Joan Wiffen - The dinosaur lady

Self taught palaeontologist, Joan Wiffen, known locally as ‘the dinosaur lady’, lived in Beach Rd, Haumoana for much of her life raising two children with her husband Pont.

Joan Wiffen measuring a fossil

Her dig at Maungahouanga in Hawke's Bay was the first known site where it was proven that dinosaurs lived in New Zealand. She was the author and co-author of more than a dozen scientific papers and published the book Valley of the Dragons telling of her life achievements.

Joan Wiffen was born in 1922 and brought up in the King Country and Hawke's Bay during the Depression of the 1930s.

While she only had a brief secondary school education, she became fascinated with the presence of seashells high in the hills around Hawke’s Bay.
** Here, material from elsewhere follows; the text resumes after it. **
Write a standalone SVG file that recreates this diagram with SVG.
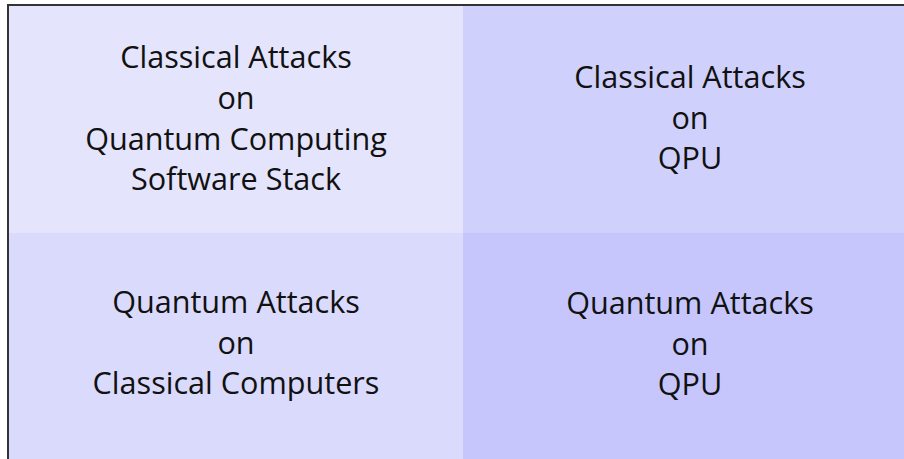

After serving in the Women's Auxiliary Air Force during World War 2 and for six years as a clerk she married Pont Wiffen in 1953.

They raised their two children at Haumoana and the family hobby was rock collecting, gathered minerals and fossils from throughout New Zealand and Australia.

Following an old geological map indicating reptilian bones in the Te Hoe Valley, Joan found the tail bone of a theropod dinosaur in the Maungahouanga valley in northern Hawke's Bay in 1975.

According to the DominionPost, she went on to find bones from half a dozen other dinosaurs, including an armoured ankylosaur, a hypsilophodont, as well as a pterosaur flying reptile, and marine reptiles, such as mosasaurs and plesiosaurs.

In 1999, she found bone from one of the largest known dinosaurs, a titanosaurid after asking a friend to break open a partly exposed sedimentary rock the size of a rugby ball that she found in the stream bank. "I immediately saw a bone structure inside that looked different from the bone of a marine reptile." Friends and family helped her recover heavy sandstone rock from which she painstakingly extracted the fossils.

Joan Wiffen holding a large fossil

In 1994, she received an honorary doctorate from Massey University and the following year a CBE. In 2004, she accepted the Morris Skinner Award from the United States-based Society of Vertebrate Palaeontology for outstanding and sustained contributions to scientific knowledge.

Her fossil finds are held in the palaeontology collection of GNS Science, with some on loan to Te Papa. A spokesperson at GNS said her scientific endeavours spanned arduous field work, painstaking fossil preparation, taxonomic description and palaeontological interpretation. "Her contributions were extremely important nationally and give New Zealand geographic position, internationally," the institute said.

Joan Wiffen, died aged 87 in July 2009.